For healthcare the word 'modernisation' is well chosen: the demand from patients tends to be for the latest, most up-to-date, cutting-edge treatment. In education, on the other hand, modernisation tends not to be what parents want for their children: 'new', in many people's educational terminology, goes with 'fangled', and 'modern' goes with 'secondary' - commonly viewed as the very embodiment of failure and blighted lives.
More than£1.16bn has been earmarked for the health modernisation fund this year - equivalent to nearly 3 per cent of the total English NHS budget. Similar amounts have been allocated for the remaining two years of the current Parliament - bringing the total spend on modernisation to about£3bn.
Significantly, the health modernisation fund also represents more than one-third of the cash increase in the total NHS budget between 1998-99 and this year, and more than 50 per cent of the real (ie GDP-deflated) increase.

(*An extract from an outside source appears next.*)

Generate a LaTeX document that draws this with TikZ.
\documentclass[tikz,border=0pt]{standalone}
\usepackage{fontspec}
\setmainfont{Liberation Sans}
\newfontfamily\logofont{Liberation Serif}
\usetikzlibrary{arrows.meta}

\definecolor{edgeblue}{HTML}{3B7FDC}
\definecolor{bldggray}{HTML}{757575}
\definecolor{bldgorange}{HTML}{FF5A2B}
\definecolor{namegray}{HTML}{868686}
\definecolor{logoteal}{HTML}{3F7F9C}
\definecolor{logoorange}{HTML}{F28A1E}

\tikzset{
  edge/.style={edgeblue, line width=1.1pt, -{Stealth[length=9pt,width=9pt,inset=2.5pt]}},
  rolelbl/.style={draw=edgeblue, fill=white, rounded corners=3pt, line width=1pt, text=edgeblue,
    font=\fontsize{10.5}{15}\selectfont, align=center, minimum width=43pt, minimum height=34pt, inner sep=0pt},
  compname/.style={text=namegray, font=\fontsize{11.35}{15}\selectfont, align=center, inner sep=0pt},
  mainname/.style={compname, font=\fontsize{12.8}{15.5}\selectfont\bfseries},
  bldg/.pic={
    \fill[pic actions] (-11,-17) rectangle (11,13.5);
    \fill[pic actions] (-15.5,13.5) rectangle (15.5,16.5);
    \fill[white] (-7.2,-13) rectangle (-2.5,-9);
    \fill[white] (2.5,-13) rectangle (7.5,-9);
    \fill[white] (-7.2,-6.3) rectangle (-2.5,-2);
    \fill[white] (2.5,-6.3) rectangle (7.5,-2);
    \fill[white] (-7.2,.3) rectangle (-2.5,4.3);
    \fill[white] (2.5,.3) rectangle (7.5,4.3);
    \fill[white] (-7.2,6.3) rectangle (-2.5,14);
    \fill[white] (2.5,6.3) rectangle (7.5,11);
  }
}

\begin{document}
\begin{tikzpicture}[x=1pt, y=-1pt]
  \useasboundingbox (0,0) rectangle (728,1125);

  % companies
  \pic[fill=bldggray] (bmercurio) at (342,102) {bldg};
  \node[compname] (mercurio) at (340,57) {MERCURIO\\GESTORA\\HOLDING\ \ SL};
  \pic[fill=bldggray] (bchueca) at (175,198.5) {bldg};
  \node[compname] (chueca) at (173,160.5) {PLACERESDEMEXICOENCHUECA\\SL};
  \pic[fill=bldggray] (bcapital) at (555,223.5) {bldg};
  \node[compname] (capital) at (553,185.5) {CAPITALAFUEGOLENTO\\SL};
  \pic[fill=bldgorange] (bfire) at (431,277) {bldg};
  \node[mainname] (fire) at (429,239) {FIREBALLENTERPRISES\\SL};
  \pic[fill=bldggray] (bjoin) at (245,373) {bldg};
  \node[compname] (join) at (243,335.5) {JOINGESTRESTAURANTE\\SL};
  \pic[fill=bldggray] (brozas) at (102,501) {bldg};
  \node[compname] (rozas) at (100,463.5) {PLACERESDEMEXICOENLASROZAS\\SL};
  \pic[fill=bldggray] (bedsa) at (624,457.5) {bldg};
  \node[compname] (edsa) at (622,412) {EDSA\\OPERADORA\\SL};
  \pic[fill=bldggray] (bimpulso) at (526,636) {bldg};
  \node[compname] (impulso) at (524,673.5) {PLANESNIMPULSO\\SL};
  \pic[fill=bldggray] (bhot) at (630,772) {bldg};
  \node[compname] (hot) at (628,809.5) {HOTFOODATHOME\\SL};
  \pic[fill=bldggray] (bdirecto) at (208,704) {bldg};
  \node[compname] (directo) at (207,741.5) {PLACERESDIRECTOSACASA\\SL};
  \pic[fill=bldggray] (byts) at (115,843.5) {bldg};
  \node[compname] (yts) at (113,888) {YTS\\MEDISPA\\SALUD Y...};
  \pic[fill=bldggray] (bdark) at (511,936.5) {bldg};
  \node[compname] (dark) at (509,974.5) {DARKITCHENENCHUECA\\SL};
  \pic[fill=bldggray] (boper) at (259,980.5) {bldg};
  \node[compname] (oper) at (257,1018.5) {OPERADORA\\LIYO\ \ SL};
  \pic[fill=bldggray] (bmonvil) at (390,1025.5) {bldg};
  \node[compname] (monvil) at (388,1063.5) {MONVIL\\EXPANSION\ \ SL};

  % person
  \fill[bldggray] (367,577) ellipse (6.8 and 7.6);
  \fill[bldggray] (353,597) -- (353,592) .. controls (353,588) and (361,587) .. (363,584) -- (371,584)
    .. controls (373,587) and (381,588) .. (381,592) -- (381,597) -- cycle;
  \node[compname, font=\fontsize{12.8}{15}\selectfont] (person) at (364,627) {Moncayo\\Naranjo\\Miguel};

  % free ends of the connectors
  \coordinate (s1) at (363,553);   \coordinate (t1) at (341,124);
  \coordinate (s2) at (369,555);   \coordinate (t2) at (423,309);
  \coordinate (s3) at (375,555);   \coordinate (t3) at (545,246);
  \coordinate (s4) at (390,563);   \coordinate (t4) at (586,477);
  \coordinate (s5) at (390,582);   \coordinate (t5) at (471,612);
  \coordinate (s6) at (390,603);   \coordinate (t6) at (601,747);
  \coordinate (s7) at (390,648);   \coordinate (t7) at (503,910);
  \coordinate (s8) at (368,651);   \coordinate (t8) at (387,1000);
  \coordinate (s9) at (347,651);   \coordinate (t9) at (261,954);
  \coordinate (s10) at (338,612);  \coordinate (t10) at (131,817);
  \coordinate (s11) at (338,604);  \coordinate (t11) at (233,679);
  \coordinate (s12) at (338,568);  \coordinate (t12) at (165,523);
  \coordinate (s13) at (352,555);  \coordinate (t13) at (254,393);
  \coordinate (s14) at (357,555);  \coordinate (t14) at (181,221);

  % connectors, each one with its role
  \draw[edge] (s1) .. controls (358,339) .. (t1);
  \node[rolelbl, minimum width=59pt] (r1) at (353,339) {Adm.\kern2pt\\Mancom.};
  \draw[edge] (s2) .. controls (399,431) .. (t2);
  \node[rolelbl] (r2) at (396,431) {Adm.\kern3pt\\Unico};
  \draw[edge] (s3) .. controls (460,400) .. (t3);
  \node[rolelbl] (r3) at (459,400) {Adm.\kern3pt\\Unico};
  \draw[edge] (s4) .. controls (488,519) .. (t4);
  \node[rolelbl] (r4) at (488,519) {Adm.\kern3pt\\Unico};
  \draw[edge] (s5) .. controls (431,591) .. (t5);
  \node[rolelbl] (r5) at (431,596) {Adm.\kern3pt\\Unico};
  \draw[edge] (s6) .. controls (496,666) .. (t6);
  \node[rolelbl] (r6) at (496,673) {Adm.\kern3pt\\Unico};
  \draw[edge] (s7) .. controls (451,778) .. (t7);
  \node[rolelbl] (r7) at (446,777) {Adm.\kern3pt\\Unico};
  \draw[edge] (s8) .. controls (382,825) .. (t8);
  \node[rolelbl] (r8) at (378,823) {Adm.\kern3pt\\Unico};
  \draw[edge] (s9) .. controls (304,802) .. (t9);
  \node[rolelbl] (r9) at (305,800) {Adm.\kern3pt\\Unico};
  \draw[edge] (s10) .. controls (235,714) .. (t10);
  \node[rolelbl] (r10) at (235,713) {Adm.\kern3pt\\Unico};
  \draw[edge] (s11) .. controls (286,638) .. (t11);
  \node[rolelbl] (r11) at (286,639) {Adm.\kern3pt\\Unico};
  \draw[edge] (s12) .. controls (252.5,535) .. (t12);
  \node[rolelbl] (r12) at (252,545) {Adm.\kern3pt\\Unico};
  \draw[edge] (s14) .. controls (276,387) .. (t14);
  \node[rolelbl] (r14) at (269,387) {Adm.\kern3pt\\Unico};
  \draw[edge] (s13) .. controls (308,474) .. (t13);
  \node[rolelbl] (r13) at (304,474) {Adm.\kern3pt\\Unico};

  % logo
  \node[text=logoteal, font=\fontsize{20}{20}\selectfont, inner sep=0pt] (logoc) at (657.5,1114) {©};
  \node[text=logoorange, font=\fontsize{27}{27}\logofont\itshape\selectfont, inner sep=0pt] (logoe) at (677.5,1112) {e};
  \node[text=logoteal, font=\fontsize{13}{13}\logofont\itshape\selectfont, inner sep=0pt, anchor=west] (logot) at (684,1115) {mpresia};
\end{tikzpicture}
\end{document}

The government's aims for the health modernisation fund were set out in the 1997 comprehensive spending review and included the (now nearly defunct) waiting list pledge, and a host of somewhat miscellaneous initiatives and programmes - from Diana nurses to NHS Direct.

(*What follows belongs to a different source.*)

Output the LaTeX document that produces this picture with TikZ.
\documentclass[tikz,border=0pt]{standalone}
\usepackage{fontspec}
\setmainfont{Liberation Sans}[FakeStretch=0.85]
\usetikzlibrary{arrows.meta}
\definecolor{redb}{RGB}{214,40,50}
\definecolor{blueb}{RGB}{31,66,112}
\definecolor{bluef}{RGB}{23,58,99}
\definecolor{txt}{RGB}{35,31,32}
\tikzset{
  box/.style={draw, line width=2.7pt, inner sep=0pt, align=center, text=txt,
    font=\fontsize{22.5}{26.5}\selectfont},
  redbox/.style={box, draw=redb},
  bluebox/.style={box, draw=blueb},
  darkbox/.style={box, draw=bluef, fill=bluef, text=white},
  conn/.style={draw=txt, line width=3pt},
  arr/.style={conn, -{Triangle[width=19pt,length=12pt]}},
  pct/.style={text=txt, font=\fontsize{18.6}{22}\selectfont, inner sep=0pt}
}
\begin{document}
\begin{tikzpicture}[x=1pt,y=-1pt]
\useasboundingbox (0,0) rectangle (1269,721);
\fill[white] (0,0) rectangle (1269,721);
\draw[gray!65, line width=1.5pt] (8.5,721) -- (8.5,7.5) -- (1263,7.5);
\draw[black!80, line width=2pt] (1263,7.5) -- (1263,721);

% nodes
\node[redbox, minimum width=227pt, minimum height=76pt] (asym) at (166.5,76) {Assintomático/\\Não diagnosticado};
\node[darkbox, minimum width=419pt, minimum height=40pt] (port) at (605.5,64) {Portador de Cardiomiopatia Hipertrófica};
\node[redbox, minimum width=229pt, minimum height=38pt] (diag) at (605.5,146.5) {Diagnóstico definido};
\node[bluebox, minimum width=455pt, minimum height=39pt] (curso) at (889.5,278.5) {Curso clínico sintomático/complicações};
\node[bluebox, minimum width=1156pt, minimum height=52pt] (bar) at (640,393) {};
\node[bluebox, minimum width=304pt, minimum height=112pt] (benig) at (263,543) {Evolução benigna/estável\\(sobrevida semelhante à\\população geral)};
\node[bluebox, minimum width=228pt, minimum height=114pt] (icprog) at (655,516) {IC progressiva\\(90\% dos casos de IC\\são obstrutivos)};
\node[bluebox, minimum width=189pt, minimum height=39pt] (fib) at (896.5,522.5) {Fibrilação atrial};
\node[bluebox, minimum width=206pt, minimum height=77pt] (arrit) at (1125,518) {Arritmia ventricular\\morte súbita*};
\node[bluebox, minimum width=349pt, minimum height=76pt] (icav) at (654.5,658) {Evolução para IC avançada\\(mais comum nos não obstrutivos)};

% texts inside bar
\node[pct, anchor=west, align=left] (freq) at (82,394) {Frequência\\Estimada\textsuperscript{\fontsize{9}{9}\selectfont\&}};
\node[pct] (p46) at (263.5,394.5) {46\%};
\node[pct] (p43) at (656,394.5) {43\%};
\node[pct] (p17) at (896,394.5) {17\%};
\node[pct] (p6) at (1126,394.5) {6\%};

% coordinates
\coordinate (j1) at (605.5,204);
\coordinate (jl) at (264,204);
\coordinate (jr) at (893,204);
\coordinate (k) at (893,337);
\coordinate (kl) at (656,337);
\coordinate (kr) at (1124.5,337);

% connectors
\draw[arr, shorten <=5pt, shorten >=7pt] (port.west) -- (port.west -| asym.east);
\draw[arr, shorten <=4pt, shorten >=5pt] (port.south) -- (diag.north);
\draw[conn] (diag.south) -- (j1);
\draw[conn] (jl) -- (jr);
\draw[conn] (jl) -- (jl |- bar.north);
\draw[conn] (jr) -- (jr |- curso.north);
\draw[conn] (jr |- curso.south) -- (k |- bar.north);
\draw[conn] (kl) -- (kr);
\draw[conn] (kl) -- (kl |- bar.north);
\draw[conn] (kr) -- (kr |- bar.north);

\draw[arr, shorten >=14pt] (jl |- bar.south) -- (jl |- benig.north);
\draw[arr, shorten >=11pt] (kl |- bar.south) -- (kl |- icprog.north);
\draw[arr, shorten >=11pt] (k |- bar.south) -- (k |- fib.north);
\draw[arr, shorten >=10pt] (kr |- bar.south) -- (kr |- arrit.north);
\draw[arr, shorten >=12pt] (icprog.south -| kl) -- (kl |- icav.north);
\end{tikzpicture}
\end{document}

A comparatively small proportion of the health modernisation fund has been or will be allocated directly to trusts. Health authorities will receive shares of the fund either through their main allocations or on the basis of specific plans - for example, to tackle long waiting lists. But more than half the fund is held centrally, to be distributed in a variety of ways.
None of these allocative mechanisms are particularly unusual - the Department of Health and the NHS Executive have often retained part of the total health service budget for redistribution to specific projects or to be spent on national schemes. More unusual, perhaps, is the scale of the funds either retained or handed over to the service and tied to planned developments approved by the centre.
Bearing in mind that the modernisation fund represents more than half the real increase available to the NHS this year, the degree of freedom for local commissioners and providers to make judgements about the use of the additional money on the basis of local circumstances is limited.
On the face of it, primary care - a key priority area - is a significant beneficiary of money from the modernisation fund. But 44 per cent of the primary care element relates simply to the reallocation of the management allowance previously spent under the GP fundholding scheme, and a further 13 per cent has been allocated for inflation on the general medical services budget and for the costs of closing down GP fundholding.
Is the modernisation fund simply a bit of presentational rhetoric? Is it rather post-modern - an eclectic pastiche of previous, familiar spending initiatives? Or is it in fact just an old-fashioned device, beloved of exchequers everywhere, to try to ensure that it is possible to trace a connection between every extra pound they dole out and increases in the volume and efficiency of public services?
Of course, to believe that the Treasury takes a relaxed, laissez-faire attitude to the spending of other people's money is stretching credulity. Whether the repackaging of a large slice of additional NHS funding produces the hoped-for service improvements remains to be seen. If it does - and experience suggests that targeted money combined with political will and performance monitoring does produce change - then the NHS should perhaps prepare for the next round of the comprehensive spending review to deliver an expanded health modernisation fund mark II.